Somehow we wound up new-movie-less last night, so Eleanor asked if I could recommend something offy-beaty from the collection. Something earlier in the day had reminded me of it, so we got out the 1980 Blues Brothers
DVD, and, between last night and this afternoon, enjoyed it and the pretty extensive commentary on the disk.
I know, some don't consider this to be a good film. At least one or two readers of this page (not that I can remember who) outwardly despise it. But it just resonated as a chronicle of a time beyond its time, capturing blues and soul in a way that is far less contrived than so much of what passes for "music" today.
The plot, such as it is, isn't going to win any awards on any night for greatness. The director, John Landis, speaks in the making-of about how Dan Aykroyd's original go at a screenplay (he'd never done one before) was close to three times the standard length, with every shot, every character, every musical number painstakingly developed out. Landis cut it down to around 120 pages of spoken and directed words, and the outputs of Chicago, New York and Memphis blues, and the Big Three automakers' entire 1960s-70s police cruiser production runs, did the rest.
I'd been a Saturday Night Live fan since its first season, and bought the vinyl of Briefcase Full of Blues
(itself a one-off of early SNL appearances when Steve Martin asked them to open for him at a LA ampitheater appearance) when it came out. I learned most of what I then knew about the blues from that record, and gained respect for the original performers that I'd known only vaguely, it at all, before that. Almost all of them (except for Paul "Shiv" Shaffer, whose SNL commitments kept him out of the film, but not the making-of) appear in the movie, along with a host of legendary soul performers who had been largely put out of work by the late 70s disco craze. Landis got the likes of James Brown, Aretha Franklin, John Lee Hooker and Ray Charles merely by asking- and their appearances in the film (Ray's first-ever credited motion picture appearance) revived their careers for years to come.

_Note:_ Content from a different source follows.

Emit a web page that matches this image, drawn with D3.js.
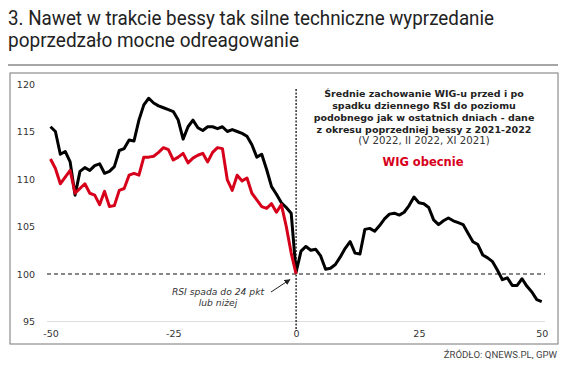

In addition to the musicians, so many other performers put in cameos that either homaged their past greatness (such as Steve Lawrence) or predicted their future fame (Paul Reubens, Frank Oz and of course John Candy). Oz appears in the making-of, and despite his fame for everything from Piggy to Yoda, his brief if icky moment of fame at the beginning of this film is one that, 20 years on, people still remember him for.
And the music. Landis's biggest disappointment was that critics didn't regard the film as
a musical, even though there is music going in almost every moment of the scene, and almost every genre, from operetta to live performance, is used in it. Even the car crashes are choreographed, as noted Illinois Nazi Henry Gibson notes in the commentary: Those cars were DANCING, baby!
The saddest moment in the reflections is Landis recounting a fight he had with Belushi, which resulted in a passing stoner stopping to pick him up (in full Jake costume) and taking him back, per John's orders, to the Chateau Marmont. That was the star retreat that, two years later, was the site of his overdose and death. The world is a smaller and sadder place without his brilliance in it.
A Jake-less sequel came out in 2000 to mostly yawns, and was one of the last major films Landis has directed, largely because of his ill treatment by Big Hollywood in shaping that final story. The band still does gigs, and Aykroyd keeps the character alive under Elwood's nom de blues
on the House of Blues Radio Hour, which Rochester and Ithaca's NPR stations
air Saturdays at 7.
Those two cities are about 106 miles apart. We have a full tank of gas, half a pack of cigarettes, it's dark, and we're still wearing sunglasses.